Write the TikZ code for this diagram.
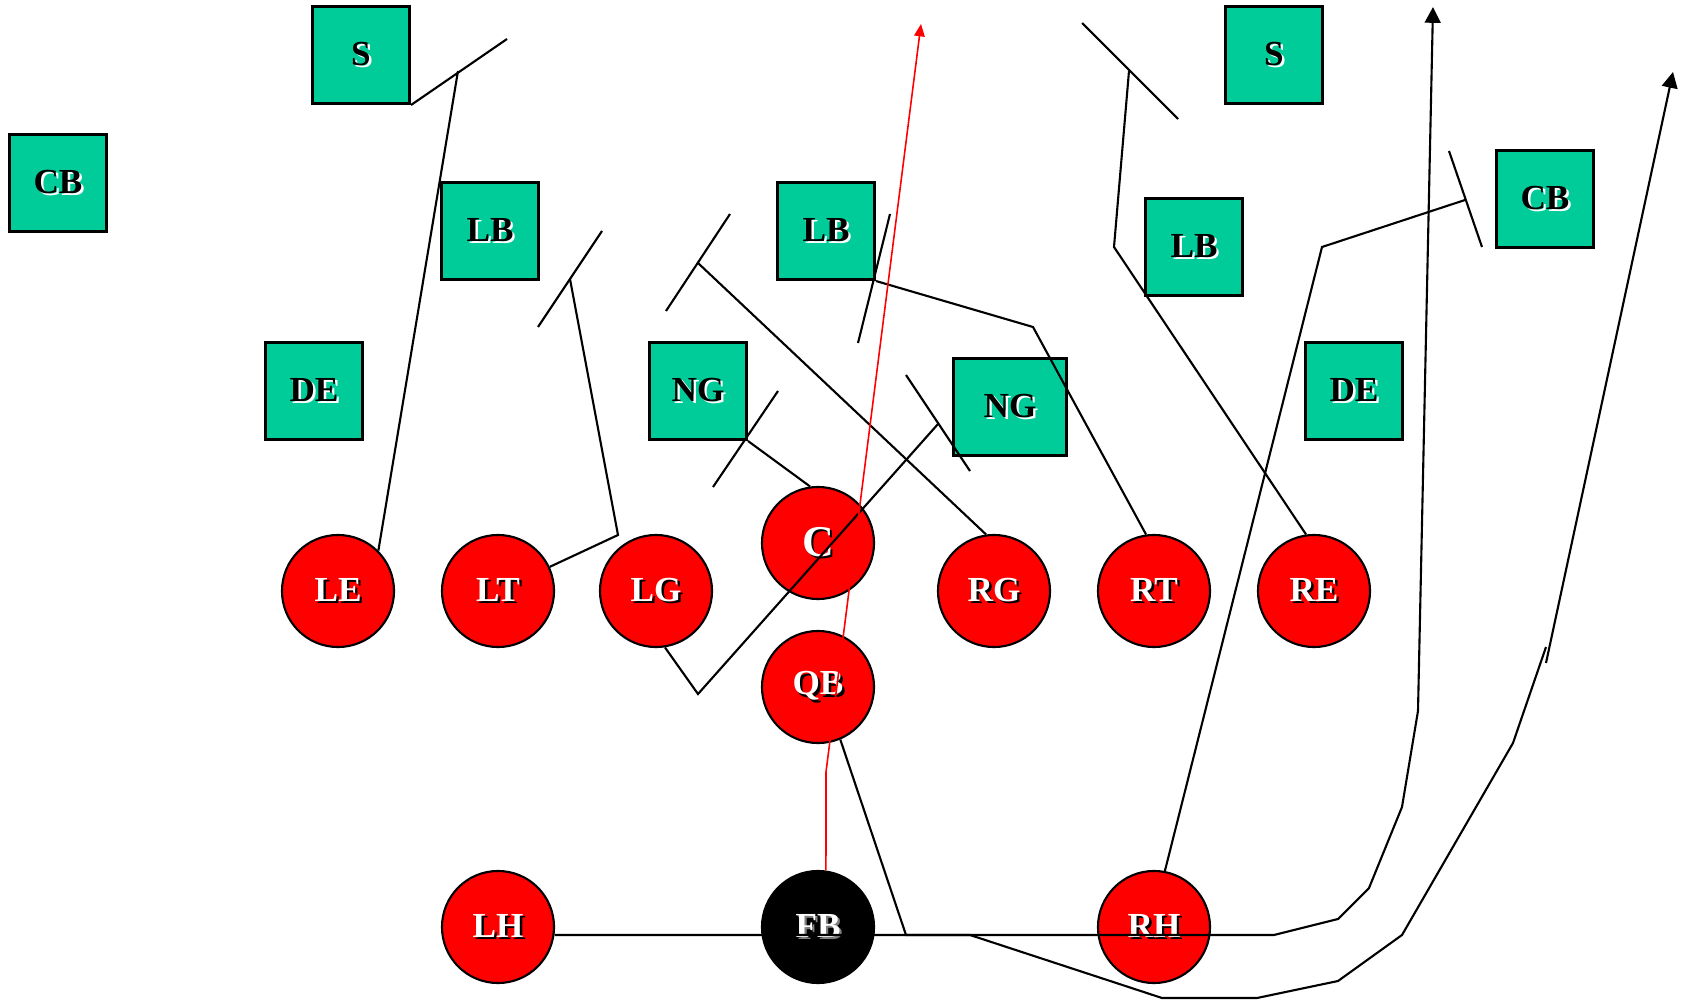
\documentclass[tikz,border=0pt]{standalone}
\usepackage{fontspec}
\setmainfont{Liberation Serif}
\usetikzlibrary{arrows.meta}
\definecolor{defgreen}{RGB}{0,204,153}
\newcommand{\shd}[3]{\rlap{\kern0.7pt\raisebox{-0.7pt}{\color{#2}#3}}{\color{#1}#3}}
\newcommand{\dtxt}[1]{\shd{black}{white}{#1}}
\newcommand{\otxt}[1]{\shd{white}{black}{#1}}
\begin{document}
\begin{tikzpicture}[x=0.01cm, y=-0.01cm]
    \tikzstyle{def}=[rectangle, fill=defgreen, draw=black, line width=0.85pt, minimum size=0.97cm, inner sep=0pt, font=\bfseries\fontsize{10}{12}\selectfont]
    \tikzstyle{off}=[circle, fill=red, draw=black, line width=0.6pt, minimum size=1.12cm, inner sep=0pt, font=\bfseries\fontsize{10}{12}\selectfont]
    \tikzstyle{route}=[black, line width=0.6pt]
    \tikzstyle{run}=[red, line width=0.45pt]

    \useasboundingbox (0,0) rectangle (1687,1000);

    % defense
    \node[def] (sl) at (361,55) {\dtxt{S}};
    \node[def] (sr) at (1274,55) {\dtxt{S}};
    \node[def] (cbl) at (58,183) {\dtxt{CB}};
    \node[def] (cbr) at (1545,199) {\dtxt{CB}};
    \node[def] (lbl) at (490,231) {\dtxt{LB}};
    \node[def] (lbm) at (826,231) {\dtxt{LB}};
    \node[def] (lbr) at (1194,247) {\dtxt{LB}};
    \node[def] (del) at (314,391) {\dtxt{DE}};
    \node[def] (der) at (1354,391) {\dtxt{DE}};
    \node[def] (ngl) at (698,391) {\dtxt{NG}};
    \node[def, minimum width=1.12cm, minimum height=0.96cm] (ngr) at (1010,407) {\dtxt{NG}};

    % offense
    \node[off] (le) at (338,591) {\otxt{LE}};
    \node[off] (lt) at (498,591) {\otxt{LT}};
    \node[off] (lg) at (656,591) {\otxt{LG}};
    \node[off, font=\bfseries\fontsize{12.5}{14}\selectfont] (ce) at (818,543) {\otxt{C}};
    \node[off] (rg) at (994,591) {\otxt{RG}};
    \node[off] (rt) at (1154,591) {\otxt{RT}};
    \node[off] (re) at (1314,591) {\otxt{RE}};
    \node[off] (qb) at (818,687) {\otxt{QB}};
    \node[off] (lh) at (498,927) {\otxt{LH}};
    \node[off, fill=black] (fb) at (818,927) {\shd{white}{gray}{FB}};
    \node[off] (rh) at (1154,927) {\otxt{RH}};

    % blocking points
    \coordinate (le1) at (458,71);   \coordinate (tk1) at (507,39);
    \coordinate (lt1) at (618,535);  \coordinate (lt2) at (570,279);
    \coordinate (tk2a) at (538,327); \coordinate (tk2b) at (602,231);
    \coordinate (lg1) at (698,694);  \coordinate (lg2) at (938,424);
    \coordinate (tk3a) at (906,375); \coordinate (tk3b) at (970,471);
    \coordinate (tk4a) at (713,487); \coordinate (tk4b) at (778,391);
    \coordinate (rg1) at (698,263);
    \coordinate (tk5a) at (666,311); \coordinate (tk5b) at (730,214);
    \coordinate (rt1) at (1033,327);
    \coordinate (tk6a) at (858,343); \coordinate (tk6b) at (890,214);
    \coordinate (re1) at (1114,247); \coordinate (re2) at (1129,71);
    \coordinate (tk7a) at (1082,23); \coordinate (tk7b) at (1178,119);
    \coordinate (rh1) at (1322,247); \coordinate (rh2) at (1465,200);
    \coordinate (tk8a) at (1449,151); \coordinate (tk8b) at (1482,247);

    \draw[route] (le.45) -- (le1);
    \draw[route] (sl.south east) -- (tk1);
    \draw[route] (lt) -- (lt1) -- (lt2);
    \draw[route] (tk2a) -- (tk2b);
    \draw[route] (lg.-81) -- (lg1) -- (lg2);
    \draw[route] (tk3a) -- (tk3b);
    \draw[route] (ce.98) -- (ngl.south east);
    \draw[route] (tk4a) -- (tk4b);
    \draw[route] (rg.98) -- (rg1);
    \draw[route] (tk5a) -- (tk5b);
    \draw[route] (rt.98) -- (rt1) -- (lbm.south east);
    \draw[route] (tk6a) -- (tk6b);
    \draw[route] (re.98) -- (re1) -- (re2);
    \draw[route] (tk7a) -- (tk7b);
    \draw[route] (rh.79) -- (rh1) -- (rh2);
    \draw[route] (tk8a) -- (tk8b);

    % backs
    \coordinate (lh1) at (1274,935); \coordinate (lh2) at (1338,919);
    \coordinate (lh3) at (1369,888); \coordinate (lh4) at (1402,807);
    \coordinate (lh5) at (1418,711); \coordinate (lh6) at (1433,7);
    \draw[route, -{Triangle[length=4.5pt, width=4.5pt]}] (lh.-8) -- (lh1) -- (lh2) -- (lh3) -- (lh4) -- (lh5) -- (lh6);

    \coordinate (qb1) at (906,935);  \coordinate (qb2) at (970,935);
    \coordinate (qb3) at (1162,998); \coordinate (qb4) at (1257,998);
    \coordinate (qb5) at (1338,981); \coordinate (qb6) at (1402,935);
    \coordinate (qb7) at (1513,743); \coordinate (qb8) at (1546,647);
    \coordinate (qb9) at (1546,663); \coordinate (qb10) at (1673,72);
    \draw[route] (qb.-67) -- (qb1) -- (qb2) -- (qb3) -- (qb4) -- (qb5) -- (qb6) -- (qb7) -- (qb8);
    \draw[route, -{Triangle[length=4.5pt, width=4.5pt]}] (qb9) -- (qb10);

    \coordinate (fb1) at (826,772); \coordinate (fb2) at (921,24);
    \draw[run, -{Triangle[length=3.5pt, width=3pt]}] (fb.82) -- (fb1) -- (fb2);
\end{tikzpicture}
\end{document}
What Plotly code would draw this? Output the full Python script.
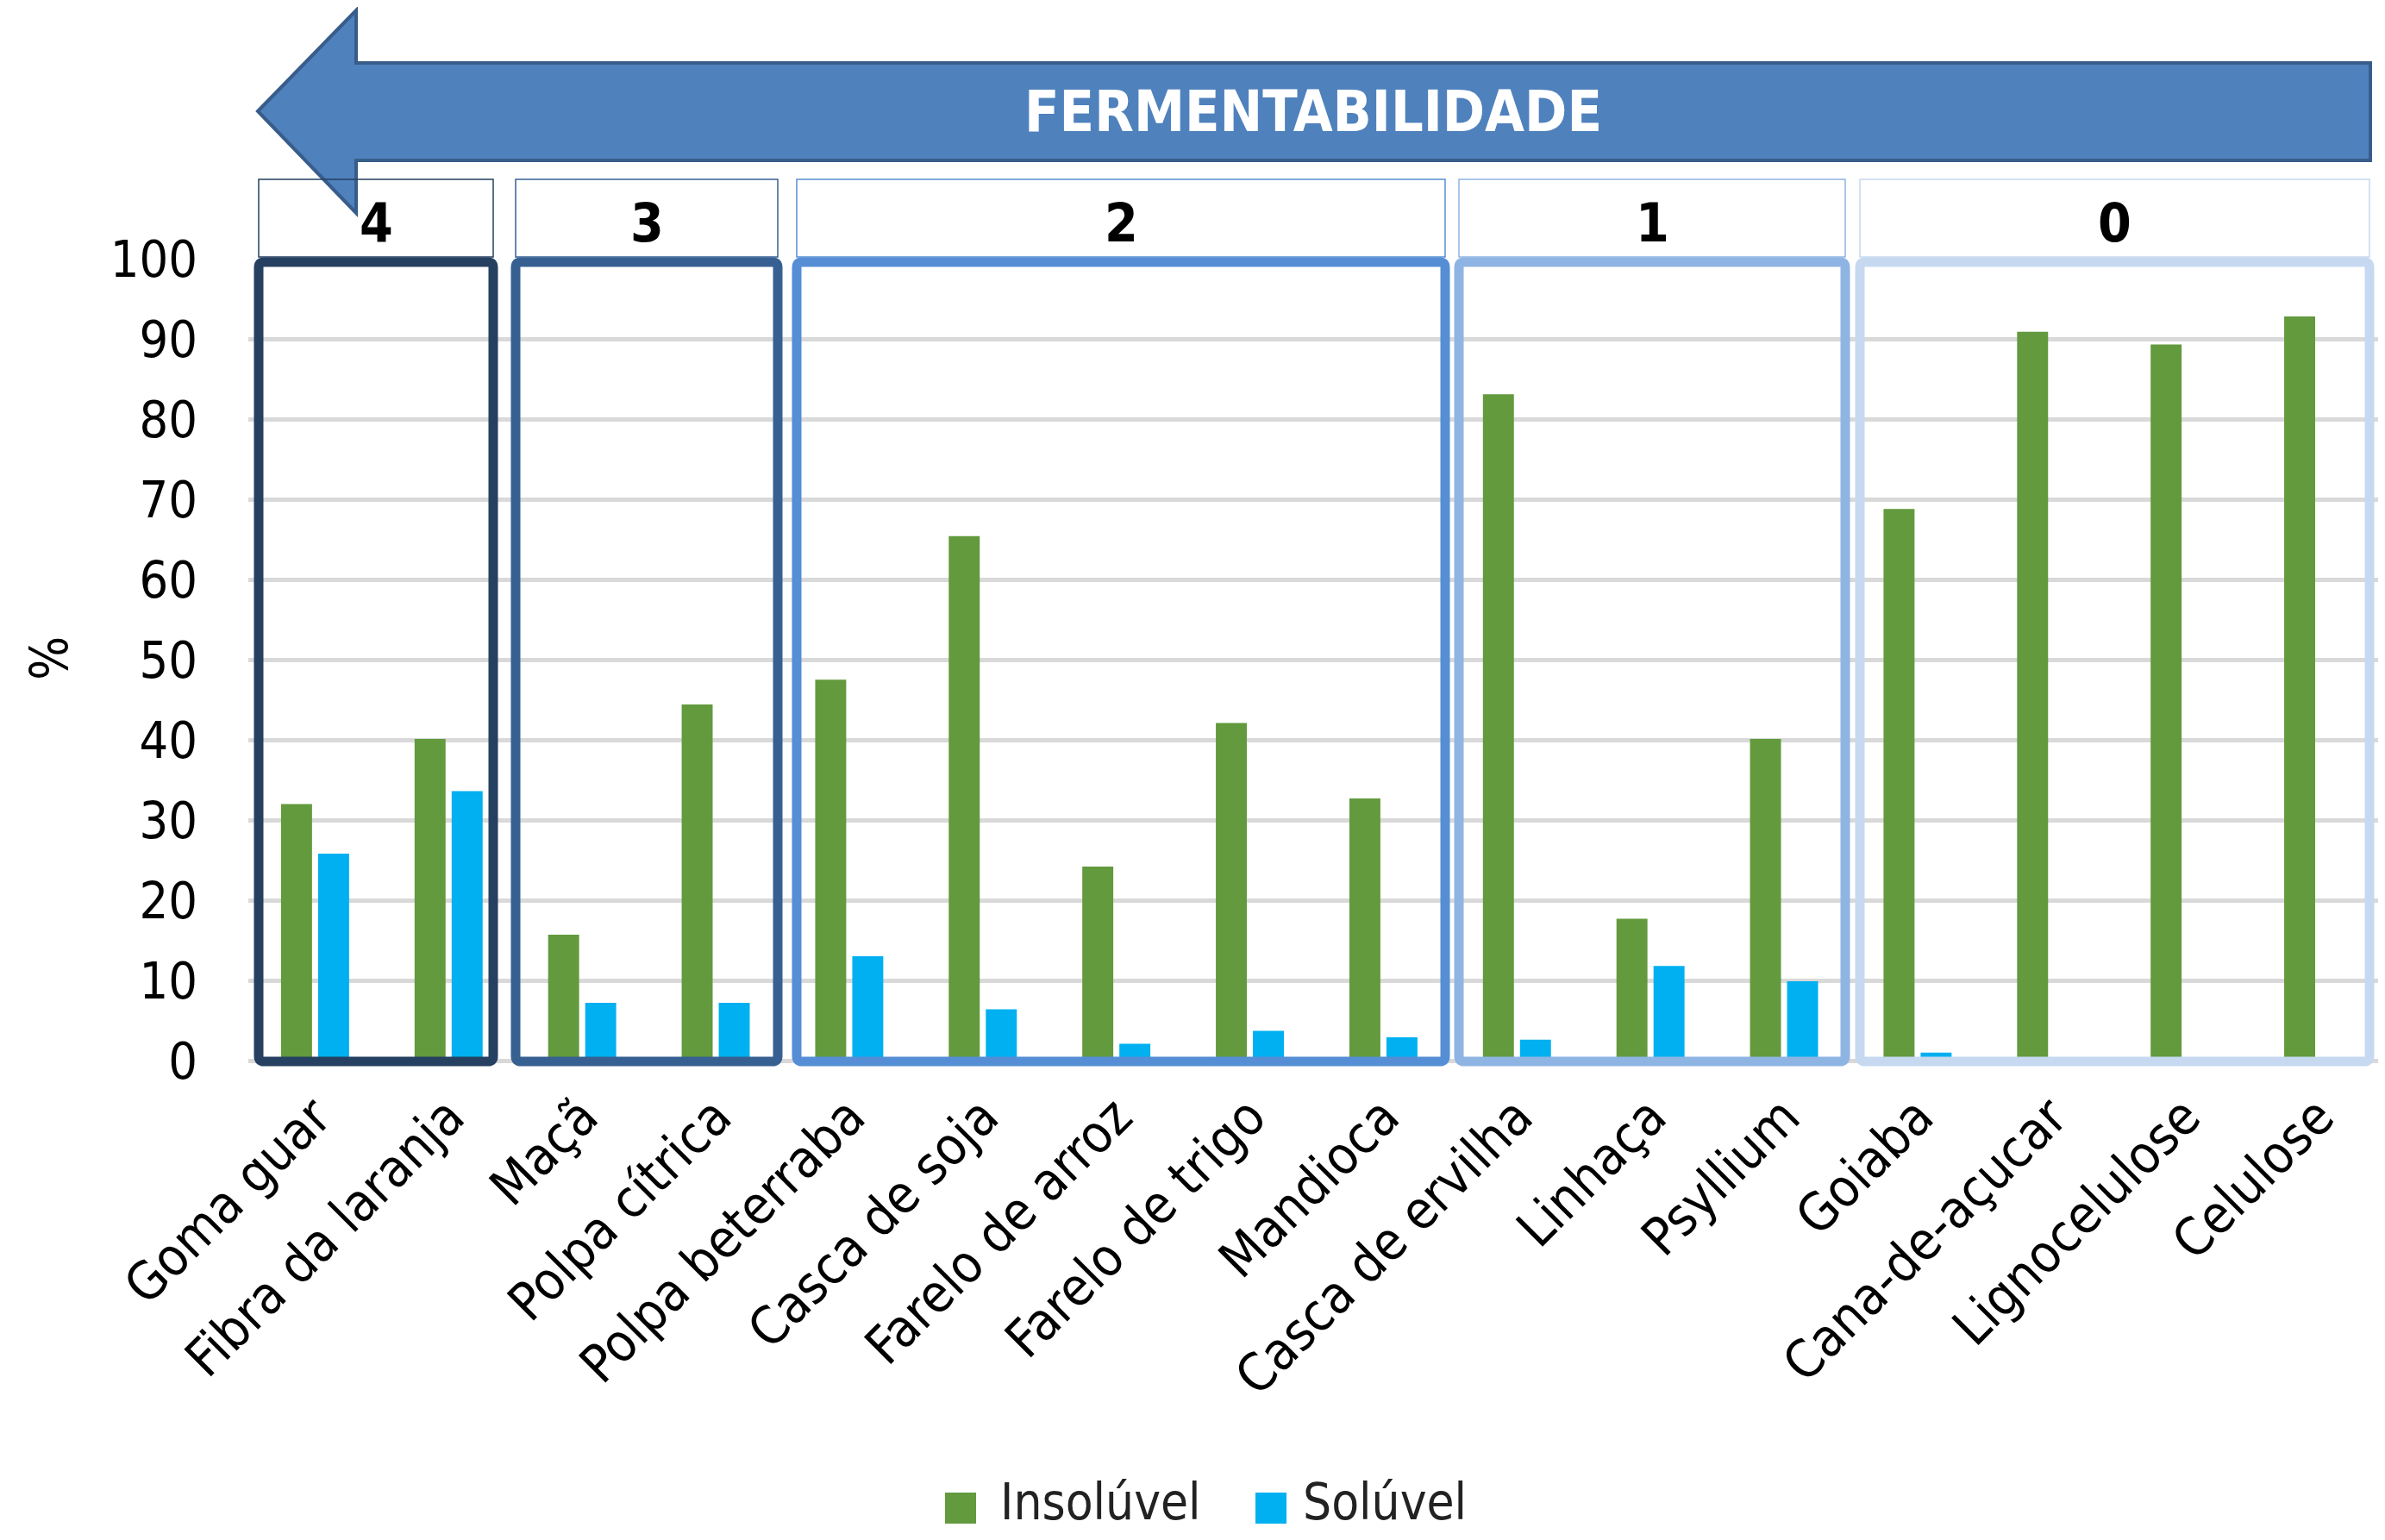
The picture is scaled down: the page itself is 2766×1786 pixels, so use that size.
import plotly.graph_objects as go

categories = ["Goma guar", "Fibra da laranja", "Maçã", "Polpa cítrica", "Polpa beterraba",
              "Casca de soja", "Farelo de arroz", "Farelo de trigo", "Mandioca",
              "Casca de ervilha", "Linhaça", "Psyllium", "Goiaba", "Cana-de-açucar",
              "Lignocelulose", "Celulose"]
insoluvel = [32.0, 40.1, 15.7, 44.4, 47.5, 65.4, 24.2, 42.1, 32.7, 83.1, 17.7, 40.1, 68.8, 90.9, 89.3, 92.8]
soluvel = [25.8, 33.6, 7.2, 7.2, 13.0, 6.4, 2.1, 3.7, 2.9, 2.6, 11.8, 9.9, 1.0, 0, 0, 0]
series_names = ["Insolúvel", "Solúvel"]
group_labels = ["4", "3", "2", "1", "0"]
y_ticks = [0, 10, 20, 30, 40, 50, 60, 70, 80, 90, 100]
arrow_label = "FERMENTABILIDADE"
y_title = "%"

# ---- layout constants ----
# The page places the figure 8px from the top-left corner; page pixel p -> figure pixel p - 8.
OFF = 8
W, H = 2750, 1770
L_PAGE, T_PAGE, BOT_PAGE = 288, 300, 1230
L, T = L_PAGE - OFF, T_PAGE - OFF
R = 0
B = H - (BOT_PAGE - OFF)
PW, PH = W - L - R, H - T - B
BAND = 154.875
x_range = [-0.5, -0.5 + PW / BAND]

def X(p):
    return (p - L_PAGE) / PW
def Y(p):
    return (BOT_PAGE - p) / PH

GREEN = "#629A3D"
BLUE = "#00B0F0"
group_colors = ["#254061", "#376092", "#558ED5", "#8EB4E3", "#C6D9F1"]
box_px = [(300, 572), (598, 902), (924, 1676), (1692, 2140), (2157, 2748)]

FONT = "DejaVu Sans Condensed, Liberation Sans, sans-serif"

fig = go.Figure()
fig.add_trace(go.Bar(x=categories, y=insoluvel, name=series_names[0], marker_color=GREEN,
                     marker_line_width=0, width=0.232, offset=-0.255))
fig.add_trace(go.Bar(x=categories, y=soluvel, name=series_names[1], marker_color=BLUE,
                     marker_line_width=0, width=0.232, offset=0.0226))

shapes = []
annotations = []

def rounded_rect(x0, y0, x1, y1, r):
    pts = [
        f"M{X(x0 + r)},{Y(y0)}", f"L{X(x1 - r)},{Y(y0)}", f"Q{X(x1)},{Y(y0)} {X(x1)},{Y(y0 + r)}",
        f"L{X(x1)},{Y(y1 - r)}", f"Q{X(x1)},{Y(y1)} {X(x1 - r)},{Y(y1)}",
        f"L{X(x0 + r)},{Y(y1)}", f"Q{X(x0)},{Y(y1)} {X(x0)},{Y(y1 - r)}",
        f"L{X(x0)},{Y(y0 + r)}", f"Q{X(x0)},{Y(y0)} {X(x0 + r)},{Y(y0)}", "Z"]
    return " ".join(pts)

# arrow
arrow_pts = [(299, 129), (413, 12), (413, 73), (2749, 73), (2749, 186), (413, 186), (413, 247)]
path = "M" + " L".join(f"{X(a)},{Y(b)}" for a, b in arrow_pts) + " Z"
shapes.append(dict(type="path", xref="paper", yref="paper", path=path,
                   fillcolor="#4F81BD", line=dict(color="#385D8A", width=4), layer="above"))
annotations.append(dict(xref="paper", yref="paper", x=X(1523), y=Y(129), text=f"<b>{arrow_label}</b>",
                        showarrow=False, font=dict(family=FONT, size=66, color="white"),
                        xanchor="center", yanchor="middle"))

for lab, col, (x0, x1) in zip(group_labels, group_colors, box_px):
    shapes.append(dict(type="rect", xref="paper", yref="paper", x0=X(x0), x1=X(x1), y0=Y(298), y1=Y(208),
                       line=dict(color=col, width=1.5), fillcolor="rgba(0,0,0,0)", layer="above"))
    annotations.append(dict(xref="paper", yref="paper", x=X((x0 + x1) / 2), y=Y(258), text=f"<b>{lab}</b>",
                            showarrow=False, font=dict(family=FONT, size=62, color="black"),
                            xanchor="center", yanchor="middle"))
    shapes.append(dict(type="path", xref="paper", yref="paper", path=rounded_rect(x0, 304, x1, 1231, 6),
                       line=dict(color=col, width=11), fillcolor="rgba(0,0,0,0)", layer="above"))

# y title
annotations.append(dict(xref="paper", yref="paper", x=X(57), y=Y(764), text=y_title, textangle=-90,
                        showarrow=False, font=dict(family=FONT, size=60, color="black"),
                        xanchor="center", yanchor="middle"))

# legend (manual)
for name, col, sq_x, tx in zip(series_names, [GREEN, BLUE], [1096, 1456], [1158, 1509]):
    shapes.append(dict(type="rect", xref="paper", yref="paper", x0=X(sq_x), x1=X(sq_x + 36),
                       y0=Y(1767), y1=Y(1731), fillcolor=col, line=dict(width=0)))
    annotations.append(dict(xref="paper", yref="paper", x=X(tx), y=Y(1742), text=name, showarrow=False,
                            font=dict(family=FONT, size=58, color="#222222"),
                            xanchor="left", yanchor="middle"))

fig.update_layout(
    width=W, height=H, margin=dict(l=L, r=R, t=T, b=B, autoexpand=False),
    paper_bgcolor="white", plot_bgcolor="white",
    barmode="overlay", showlegend=False,
    shapes=shapes, annotations=annotations,
    xaxis=dict(type="category", tickangle=-45, showgrid=False, showline=False, ticks="",
               ticklabelstandoff=16, range=x_range,
               tickfont=dict(family=FONT, size=61, color="black"), automargin=False),
    yaxis=dict(range=[0, 100], tickvals=y_ticks, showgrid=True, gridcolor="#D9D9D9", gridwidth=5,
               zeroline=True, zerolinecolor="#D9D9D9", zerolinewidth=5, showline=False, ticks="",
               ticklabelstandoff=58, tickfont=dict(family=FONT, size=59, color="black"),
               automargin=False),
)

fig.write_html("out.html")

[Direction]: Among the entries above, take the lines from the one with "What Plotly code" through the one with "x_range = [-0.5, -0.5 + PW / BAND]" and retype them exactly, leaving out the pictures.

[Answer to this problem]:
What Plotly code would draw this? Output the full Python script.
The picture is scaled down: the page itself is 2766×1786 pixels, so use that size.
import plotly.graph_objects as go

categories = ["Goma guar", "Fibra da laranja", "Maçã", "Polpa cítrica", "Polpa beterraba",
              "Casca de soja", "Farelo de arroz", "Farelo de trigo", "Mandioca",
              "Casca de ervilha", "Linhaça", "Psyllium", "Goiaba", "Cana-de-açucar",
              "Lignocelulose", "Celulose"]
insoluvel = [32.0, 40.1, 15.7, 44.4, 47.5, 65.4, 24.2, 42.1, 32.7, 83.1, 17.7, 40.1, 68.8, 90.9, 89.3, 92.8]
soluvel = [25.8, 33.6, 7.2, 7.2, 13.0, 6.4, 2.1, 3.7, 2.9, 2.6, 11.8, 9.9, 1.0, 0, 0, 0]
series_names = ["Insolúvel", "Solúvel"]
group_labels = ["4", "3", "2", "1", "0"]
y_ticks = [0, 10, 20, 30, 40, 50, 60, 70, 80, 90, 100]
arrow_label = "FERMENTABILIDADE"
y_title = "%"

# ---- layout constants ----
# The page places the figure 8px from the top-left corner; page pixel p -> figure pixel p - 8.
OFF = 8
W, H = 2750, 1770
L_PAGE, T_PAGE, BOT_PAGE = 288, 300, 1230
L, T = L_PAGE - OFF, T_PAGE - OFF
R = 0
B = H - (BOT_PAGE - OFF)
PW, PH = W - L - R, H - T - B
BAND = 154.875
x_range = [-0.5, -0.5 + PW / BAND]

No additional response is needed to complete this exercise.